On paper, it looks like the Montreal Canadiens power play should be really good. Kirk Muller, who coached the Habs’ power play in previous years to top five results, is in charge of it again. The team can throw out Shea Weber and Andrei Markov at the points with a combination of Max Pacioretty and Alex Galchenyuk with Alexander Radulov or Brendan Gallagher. The Montreal power play currently sits at 11th in the league with a 20.2% success rate but it struggles mightily at times.
From Perfection To Lack Of Execution
There are times when the Montreal power play is executed perfectly. Whether it’s the slap shot from Weber at the point, a Galchenyuk one timer from the circle or excellent positioning in front of the net, Montreal has plenty of weapons to choose from. But for whatever reason, when the power play isn’t clicking, it’s hard to watch. Much of Montreal’s strategy relies too heavily on Weber’s shot and while it is excellent, teams catch on fast much like they did when P.K. Subban’s shot was the focus of the power play and they found ways to defend against it.
One of the biggest issues is zone entries. The Habs have a tendency to dump and chase the puck on the power play and teams have the speed to recover those pucks and send them the full length of the ice and they have to start all over again. Sometimes when the puck is carried in, the team either loses it at the blue line or they can’t get set up. Errant passes are also a problem at times, as there are many instances of miscommunication where the puck doesn’t go to the intended receiver.
Room For Improvement
Although Montreal has improved in the goal scoring department, not capitalizing on the power play can be costly. In the 2015 playoffs against the Tampa Bay Lightning, the Habs struggled all series long to score at even strength but their inability to capitalize on the power play sunk them and they were eliminated. Since head coach Michel Therrien took over again in 2013, Montreal’s power play hasn’t been good and while this year has been noticeably better, there is a lot of room for improvement.
The return of Muller and having more talent in the lineup has helped, but after the first unit, there is a bit of a drop off in quality. Some personnel changes could help. Perhaps the size of Michael McCarron in front of the net will be more effective.
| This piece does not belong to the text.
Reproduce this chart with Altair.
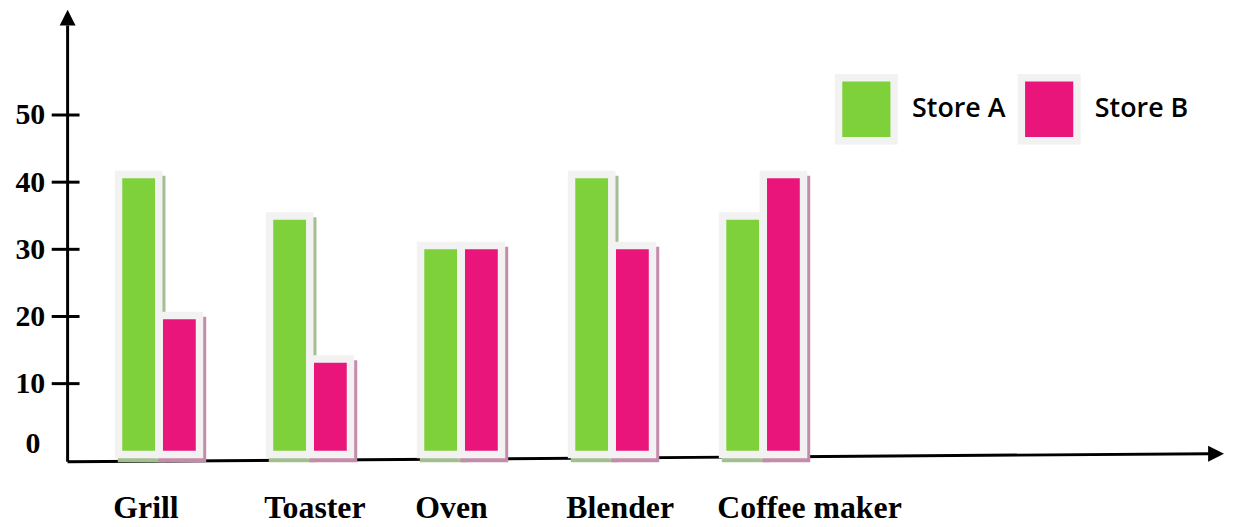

While Gallagher and Andrew Shaw are feisty and competitive in front of the net, they aren’t big and goalies can see around them. On the other hand, McCarron is 6’6″ and around 230 pounds so goalies and opposing defencemen have to work even harder to look and/or move around him.
Another potential future power play weapon is Artturi Lehkonen. Lehkonen has an excellent shot and is just beginning to scratch the surface of his NHL potential. He has shown to be solid at both ends of the rink and was a scorer last year in the Swedish league. On a team that likes to pass too much sometimes, a shooter like Lehkonen would give the Montreal power play a different look.
Canadiens hope Jeff Petry and speed will revive power play – Montreal Gazette https://t.co/YIFSsuMePf
— Canadiens Tweets (@CanadiensTweets) December 15, 2016
Looking For Consistency
The power play is the one area the Habs can’t rely on Carey Price to bail them out, although he does help with breakout passes. While it isn’t a pressing issue at the moment, it’s something that needs to be improved upon, especially late in the season and in the playoffs where goals will be even harder to come by. The Habs have the weapons to put out a lethal power play, now it’s time to execute.